In the 737 MAX investigation, prosecutors appear to be getting information from someone with inside knowledge of the plane’s development based on the questions they are asking, the third source said.

$9 an Hour Programmers with No Aviation Experience

Shoddy work and cutting corners? Uh … Yes.

Bloomberg reports [Boeing’s 737 Max Software Outsourced to $9-an-Hour Engineers](Boeing’s 737 Max Software Outsourced to $9-an-Hour Engineers)

It remains the mystery at the heart of Boeing Co.’s 737 Max crisis: how a company renowned for meticulous design made seemingly basic software mistakes leading to a pair of deadly crashes. Longtime Boeing engineers say the effort was complicated by a push to outsource work to lower-paid contractors.

The Max software — plagued by issues that could keep the planes grounded months longer after U.S. regulators this week revealed a new flaw — was developed at a time Boeing was laying off experienced engineers and pressing suppliers to cut costs.

Increasingly, the iconic American planemaker and its subcontractors have relied on temporary workers making as little as $9 an hour to develop and test software, often from countries lacking a deep background in aerospace — notably India.

In offices across from Seattle’s Boeing Field, recent college graduates employed by the Indian software developer HCL Technologies Ltd. occupied several rows of desks, said Mark Rabin, a former Boeing software engineer who worked in a flight-test group that supported the Max.

The coders from HCL were typically designing to specifications set by Boeing. Still, “it was controversial because it was far less efficient than Boeing engineers just writing the code,” Rabin said. Frequently, he recalled, “it took many rounds going back and forth because the code was not done correctly.”

Double Dividends

Not only did Boeing benefit from cheap coders who did not know what they were doing, Bloomberg notes that Boeing’s cultivation of Indian companies appeared to pay other dividends.

Boeing won several orders for Indian military and commercial aircraft, such as a $22 billion one in January 2017 to supply SpiceJet Ltd. That order included 100 737-Max 8 jets and represented Boeing’s largest order ever from an Indian airline, a coup in a country dominated by Airbus.

Grounded for Cause

The Wall Street Journal reports Boeing 737 MAX Likely Grounded Until Late This Year.

Boeing Co.’s troubled 737 MAX fleet is expected to stay grounded until late this year as a result of the latest flight-control problem flagged by U.S. air-safety regulators, according to people briefed on the issue.

The setback, at the very least, is expected to prompt additional disruptions to airline schedules across the U.S. and overseas as some 500 of the planes remain idled for months longer than previously projected.

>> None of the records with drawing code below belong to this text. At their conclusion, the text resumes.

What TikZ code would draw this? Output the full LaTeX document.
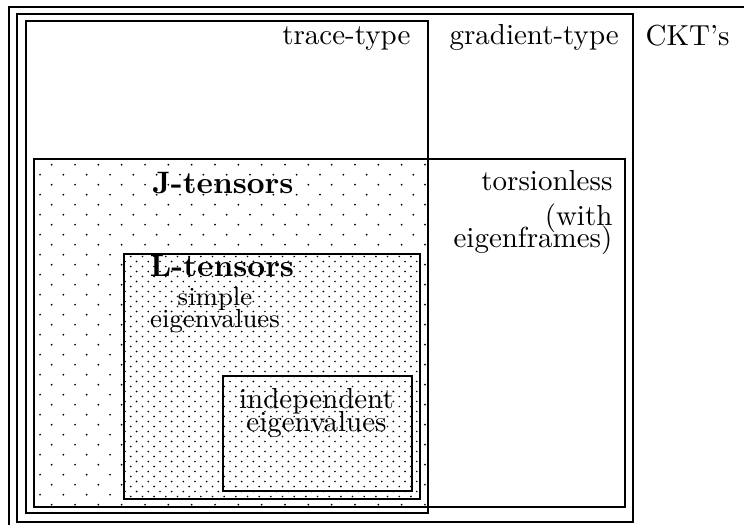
\documentclass[tikz,border=0pt]{standalone}
\begin{document}
\begin{tikzpicture}[x=0.345pt,y=-0.345pt,
  box/.style={draw, line width=0.9pt},
  lbl/.style={inner sep=0pt},
  bold/.style={font=\fontsize{10.7}{12}\selectfont\bfseries},
  dotmark/.style={fill=black}]
\useasboundingbox (0,0) rectangle (744,524);
\clip (0,0) rectangle (744,524);

% sparse dots: J-tensors region (torsionless part of the trace-type box)
\begin{scope}
  \clip (35,160) rectangle (427,506);
  \foreach \j in {0,...,34} {
    \pgfmathsetmacro\yy{164.7+10*\j}
    \pgfmathsetmacro\xo{51.7-11.67*mod(\j,2)}
    \foreach \k in {0,...,16}
      \fill[dotmark] (\xo+23.33*\k,\yy) circle[radius=0.34pt];
  }
\end{scope}

% dense dots: L-tensors region
\begin{scope}
  \fill[white] (124,254) rectangle (420,499);
  \clip (125,255) rectangle (419,498);
  \foreach \j in {0,...,49} {
    \pgfmathsetmacro\yy{256.5+5*\j}
    \pgfmathsetmacro\xo{130.8-5.83*mod(\j,2)}
    \foreach \k in {0,...,25}
      \fill[dotmark] (\xo+11.67*\k,\yy) circle[radius=0.32pt];
  }
\end{scope}

% nested boxes
\draw[box] (9,7) rectangle (770,560);      % CKT's
\draw[box] (17,14) rectangle (633,522);    % gradient-type
\draw[box] (26,21) rectangle (428,513);    % trace-type
\draw[box] (34,159) rectangle (625,507);   % torsionless
\draw[box] (124,254) rectangle (420,499);  % L-tensors
\draw[box] (223,376) rectangle (412,491);  % independent eigenvalues

% labels
\node[lbl, anchor=base east] (trace) at (411,44.5) {trace-type};
\node[lbl, anchor=base west] (grad) at (449,44.5) {gradient-type};
\node[lbl, anchor=base west] (ckt) at (645,45) {CKT's};
\node[lbl, anchor=base, bold] (jt) at (223,193) {J-tensors};
\node[lbl, anchor=base east] (tors) at (613,190) {torsionless};
\node[lbl, anchor=base east] (with) at (613,225) {(with};
\node[lbl, anchor=base east] (eigf) at (613,247.5) {eigenframes)};
\node[lbl, anchor=base, bold] (lt) at (222,276) {L-tensors};
\node[lbl, anchor=base, font=\small] (simple) at (215,305) {simple};
\node[lbl, anchor=base, font=\small] (ev1) at (215,327) {eigenvalues};
\node[lbl, anchor=base] (indep) at (316.5,408.5) {independent};
\node[lbl, anchor=base] (ev2) at (316.5,431) {eigenvalues};
\end{tikzpicture}
\end{document}
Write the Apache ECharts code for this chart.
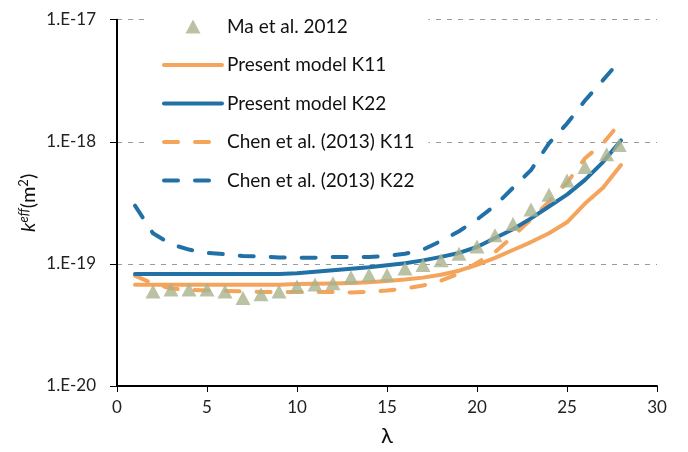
<!DOCTYPE html>
<html>
<head>
<meta charset="utf-8">
<script src="https://cdn.jsdelivr.net/npm/echarts@6/dist/echarts.min.js"></script>
<style>
html,body{margin:0;padding:0;background:#fff;}
#chart{width:688px;height:452px;}
</style>
</head>
<body>
<div id="chart"></div>
<script>
// ---- data ----
const lambdaLines = [1,2,3,4,5,6,7,8,9,10,11,12,13,14,15,16,17,18,19,20,21,22,23,24,25,26,27,28];
const presentK11 = [6.74e-20,6.74e-20,6.74e-20,6.74e-20,6.74e-20,6.74e-20,6.74e-20,6.74e-20,6.74e-20,6.85e-20,6.87e-20,6.90e-20,6.97e-20,7.07e-20,7.23e-20,7.44e-20,7.72e-20,8.16e-20,8.80e-20,9.83e-20,1.12e-19,1.30e-19,1.51e-19,1.78e-19,2.19e-19,3.12e-19,4.20e-19,6.45e-19];
const presentK22 = [8.27e-20,8.27e-20,8.27e-20,8.27e-20,8.27e-20,8.27e-20,8.27e-20,8.27e-20,8.27e-20,8.39e-20,8.63e-20,8.88e-20,9.13e-20,9.39e-20,9.74e-20,1.011e-19,1.069e-19,1.141e-19,1.23e-19,1.375e-19,1.63e-19,1.92e-19,2.36e-19,2.95e-19,3.69e-19,4.88e-19,6.82e-19,1.026e-18];
const chenK11 = [8.01e-20,6.90e-20,6.29e-20,6.12e-20,6.06e-20,6.00e-20,5.95e-20,5.89e-20,5.89e-20,5.89e-20,5.89e-20,5.89e-20,5.84e-20,5.89e-20,6.06e-20,6.29e-20,6.65e-20,7.30e-20,8.32e-20,1.02e-19,1.25e-19,1.68e-19,2.31e-19,3.24e-19,4.61e-19,7.34e-19,9.71e-19,1.46e-18];
const chenK22 = [3.00e-19,1.78e-19,1.45e-19,1.31e-19,1.23e-19,1.20e-19,1.16e-19,1.155e-19,1.13e-19,1.125e-19,1.125e-19,1.14e-19,1.14e-19,1.14e-19,1.16e-19,1.21e-19,1.31e-19,1.54e-19,1.85e-19,2.31e-19,3.00e-19,4.20e-19,5.87e-19,9.71e-19,1.41e-18,2.18e-18,3.20e-18,4.72e-18];
const maLambda = [2,3,4,5,6,7,8,9,10,11,12,13,14,15,16,17,18,19,20,21,22,23,24,25,26,27.2,27.9];
const maValues = [5.95e-20,6.17e-20,6.17e-20,6.17e-20,5.95e-20,5.25e-20,5.63e-20,5.95e-20,6.53e-20,6.78e-20,6.94e-20,7.76e-20,8.11e-20,8.11e-20,9.18e-20,9.78e-20,1.073e-19,1.21e-19,1.39e-19,1.72e-19,2.12e-19,2.79e-19,3.69e-19,4.81e-19,6.21e-19,7.91e-19,9.40e-19];
const seriesNames = ['Ma et al. 2012','Present model K11','Present model K22','Chen et al. (2013) K11','Chen et al. (2013) K22'];
const xTicks = {min: 0, max: 30, interval: 5};
const yTicks = {min: 1e-20, max: 1e-17};

const ORANGE = '#f5a45c';
const BLUE = '#2271a6';
const OLIVE = '#a9b38c';
const FONT = 'Lato';

function pairs(xs, ys){ return xs.map((x,i)=>[x, ys[i]]); }

const hiddenMarker = {opacity: 0};
const chart = echarts.init(document.getElementById('chart'));
chart.setOption({
  animation: false,
  backgroundColor: '#ffffff',
  grid: {left: 117, right: 31, top: 19.7, bottom: 61, containLabel: false},
  legend: {
    orient: 'vertical',
    left: 145, top: 5,
    padding: [12, 14, 10, 17],
    backgroundColor: '#ffffff',
    itemWidth: 58, itemHeight: 14, itemGap: 19.5,
    symbolKeepAspect: true,
    lineStyle: {width: 4, cap: 'round'},
    textStyle: {fontFamily: FONT, fontSize: 19, color: '#111'},
    data: [
      {name: seriesNames[0], icon: 'path://M7.5,0 L15,14 L0,14 Z'},
      {name: seriesNames[1], itemStyle: hiddenMarker},
      {name: seriesNames[2], itemStyle: hiddenMarker},
      {name: seriesNames[3], itemStyle: hiddenMarker},
      {name: seriesNames[4], itemStyle: hiddenMarker}
    ]
  },
  xAxis: {
    type: 'value', min: xTicks.min, max: xTicks.max, interval: xTicks.interval,
    name: 'λ', nameLocation: 'middle', nameGap: 39, nameMoveOverlap: false,
    nameTextStyle: {fontFamily: FONT, fontSize: 22, color: '#111'},
    axisLine: {show: true, onZero: false, lineStyle: {color: '#000', width: 2}},
    axisTick: {show: true, inside: false, length: 6, lineStyle: {color: '#000', width: 1}},
    axisLabel: {fontFamily: FONT, fontSize: 17, color: '#222', margin: 13},
    splitLine: {show: false}
  },
  yAxis: {
    type: 'log', logBase: 10, min: yTicks.min, max: yTicks.max,
    name: '{k|k}{e|eff}{n|(m}{s|2}{n|)}', nameLocation: 'middle', nameGap: 78, nameMoveOverlap: false,
    nameTextStyle: {
      color: '#111',
      rich: {
        k: {fontFamily: FONT, fontSize: 20, fontStyle: 'italic', lineHeight: 22, verticalAlign: 'bottom', color: '#111'},
        e: {fontFamily: FONT, fontSize: 13, fontStyle: 'italic', lineHeight: 13, verticalAlign: 'top', color: '#111'},
        n: {fontFamily: FONT, fontSize: 20, lineHeight: 22, verticalAlign: 'bottom', color: '#111'},
        s: {fontFamily: FONT, fontSize: 13, lineHeight: 13, verticalAlign: 'top', color: '#111'}
      }
    },
    axisLine: {show: true, lineStyle: {color: '#000', width: 2}},
    axisTick: {show: true, inside: false, length: 7, lineStyle: {color: '#000', width: 1}},
    minorTick: {show: false},
    axisLabel: {
      fontFamily: FONT, fontSize: 17, color: '#222', margin: 21,
      formatter: v => '1.E' + Math.round(Math.log10(v))
    },
    splitLine: {show: true, lineStyle: {color: '#9a9a9a', width: 1, type: [5, 6]}}
  },
  series: [
    {name: seriesNames[0], type: 'scatter', symbol: 'triangle', symbolSize: [15, 14],
     itemStyle: {color: OLIVE}, data: pairs(maLambda, maValues), z: 5},
    {name: seriesNames[1], type: 'line', symbol: 'none', smooth: false,
     lineStyle: {color: ORANGE, width: 4, cap: 'round', join: 'round'}, itemStyle: {color: ORANGE},
     data: pairs(lambdaLines, presentK11), z: 3},
    {name: seriesNames[2], type: 'line', symbol: 'none',
     lineStyle: {color: BLUE, width: 4, cap: 'round', join: 'round'}, itemStyle: {color: BLUE},
     data: pairs(lambdaLines, presentK22), z: 4},
    {name: seriesNames[3], type: 'line', symbol: 'none',
     lineStyle: {color: ORANGE, width: 4, type: [14, 17], cap: 'round', join: 'round'}, itemStyle: {color: ORANGE},
     data: pairs(lambdaLines, chenK11), z: 3},
    {name: seriesNames[4], type: 'line', symbol: 'none',
     lineStyle: {color: BLUE, width: 4, type: [14, 17], cap: 'round', join: 'round'}, itemStyle: {color: BLUE},
     data: pairs(lambdaLines, chenK22), z: 3}
  ]
});
</script>
</body>
</html>
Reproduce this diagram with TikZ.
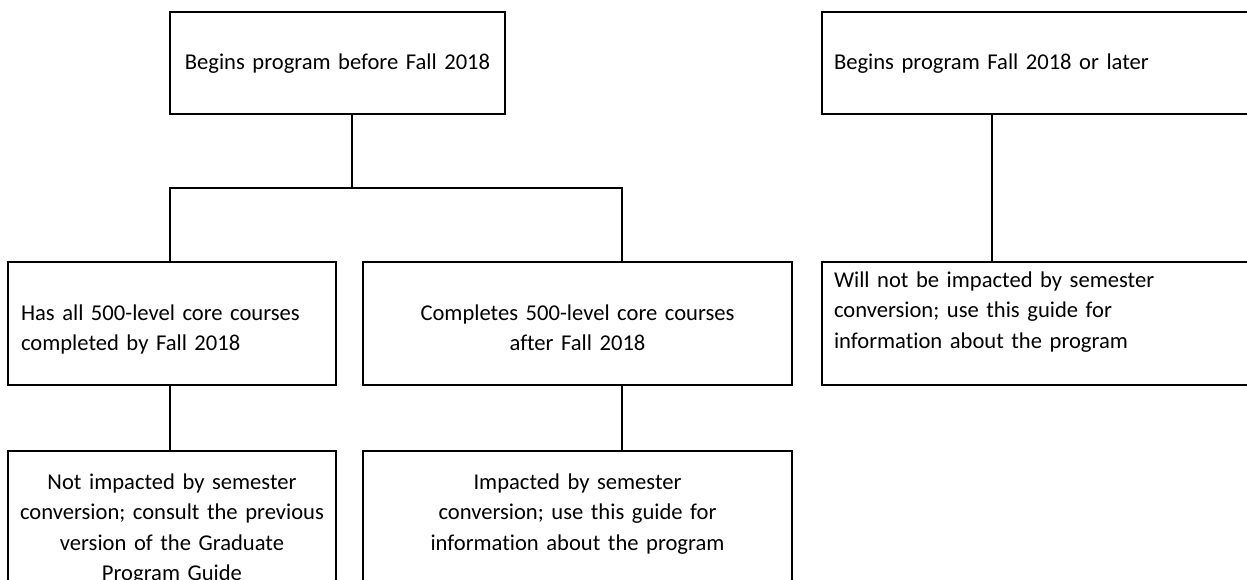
\documentclass[tikz,border=0pt]{standalone}
\usepackage{fontspec}
\setmainfont{Carlito}[Ligatures=NoCommon]
\usepackage{tikz}

\begin{document}
\begin{tikzpicture}[x=1pt,y=-1pt,
  box/.style={draw=black, line width=1.4pt, anchor=north west, inner ysep=0pt, outer sep=0pt,
    font=\fontsize{22.6}{30.5}\selectfont},
  centerbox/.style={box, align=center, inner xsep=0pt},
  leftbox/.style={box, align=left, inner xsep=12pt}]
\useasboundingbox (0,0) rectangle (1247,580);
\clip (0,0) rectangle (1247,580);

\node[centerbox, text width=335pt, text height=58pt, text depth=44pt] (before) at (170,12) {Begins program before Fall 2018};
\node[leftbox, inner xsep=13pt, text width=302pt, text height=58pt, text depth=65pt] (done) at (8,262) {Has all 500-level core courses\\completed by Fall 2018};
\node[centerbox, text width=429pt, text height=58pt, text depth=65pt] (after) at (363,262) {Completes 500-level core courses\\after Fall 2018};
\node[centerbox, text width=328pt, text height=38pt, text depth=130pt] (notimp) at (8,451) {Not impacted by semester\\conversion; consult the previous\\version of the Graduate\\Program Guide};
\node[centerbox, text width=429pt, text height=38pt, text depth=130pt] (imp) at (363,451) {Impacted by semester\\conversion; use this guide for\\information about the program};

\node[leftbox, text width=424pt, text height=58pt, text depth=44pt] (later) at (822,12) {Begins program Fall 2018 or later};
\node[leftbox, text width=424pt, text height=25pt, text depth=98pt] (never) at (822,262) {Will not be impacted by semester\\conversion; use this guide for\\information about the program};

\coordinate (fork) at (352,188);
\coordinate (fork l) at (170,188);
\coordinate (fork r) at (622,188);
\coordinate (fork later) at (992,188);

\draw[line width=1.4pt] (before.south -| fork) -- (fork);
\draw[line width=1.4pt] (done.north -| fork l) |- (fork r) -- (after.north -| fork r);
\draw[line width=1.4pt] (done.south -| fork l) -- (notimp.north -| fork l);
\draw[line width=1.4pt] (after.south -| fork r) -- (imp.north -| fork r);
\draw[line width=1.4pt] (later.south -| fork later) -- (never.north -| fork later);

\end{tikzpicture}
\end{document}
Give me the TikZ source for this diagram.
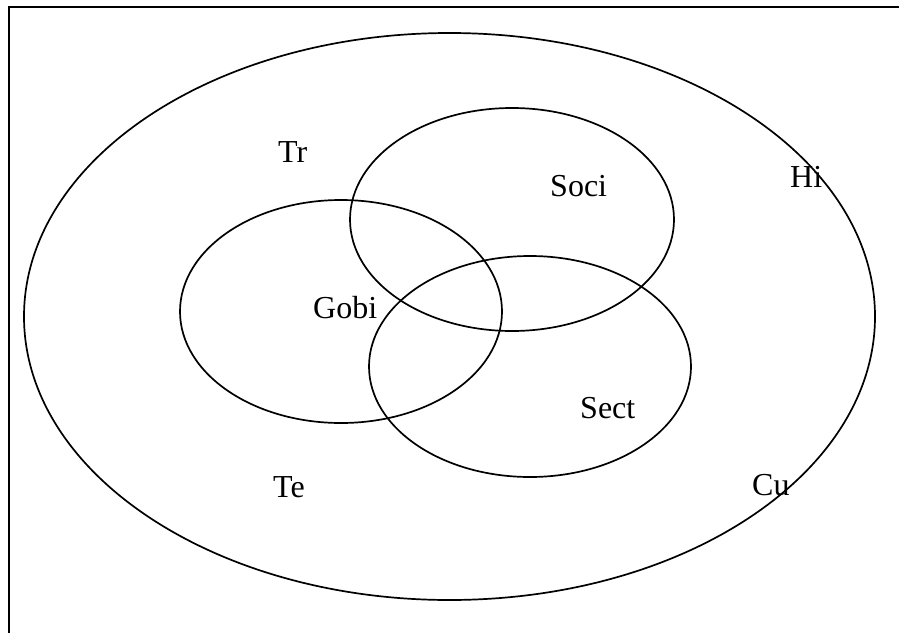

During simulator tests of certain emergency procedures, FAA pilots uncovered a potentially dangerous situation they hadn’t encountered before, according to people briefed on the issue. The crux of the problem, according to the Boeing official and company messages to airlines, is that if a chip inside the plane’s flight-control computer fails, it can cause uncommanded movement of a panel on the aircraft’s tail, pointing the nose downward.

Tests of the emergency procedures to cope with this so-called runaway stabilizer condition, the official said, revealed that it would take average pilots longer than expected to recognize and counteract the problem.

Darn those Simulators

When you use actual flight simulators instead of iPads problems turn up. But all along Boeing has insisted and still insists iPads are all the pilots need to train.

No New Parts Needed

“We believe this can be updated through a software fix,” a Boeing official said.

Of course it does.

It could take many more months if the 737 fleet needs new parts.

What Can Possibly Go Wrong?

Boeing took a base 1964 design, overloaded it with huge engines making the aircraft unstable, then depended on poorly designed software that cannot easily be overridden to keep the plane from nosediving in crashes, while insisting training can take place on an iPad.

What could possibly go wrong with that set of cost-cutting decisions?

Unfortunately, we just found out.

Yet, even after the second crash, Boeing begged the FAA to keep the plane in service.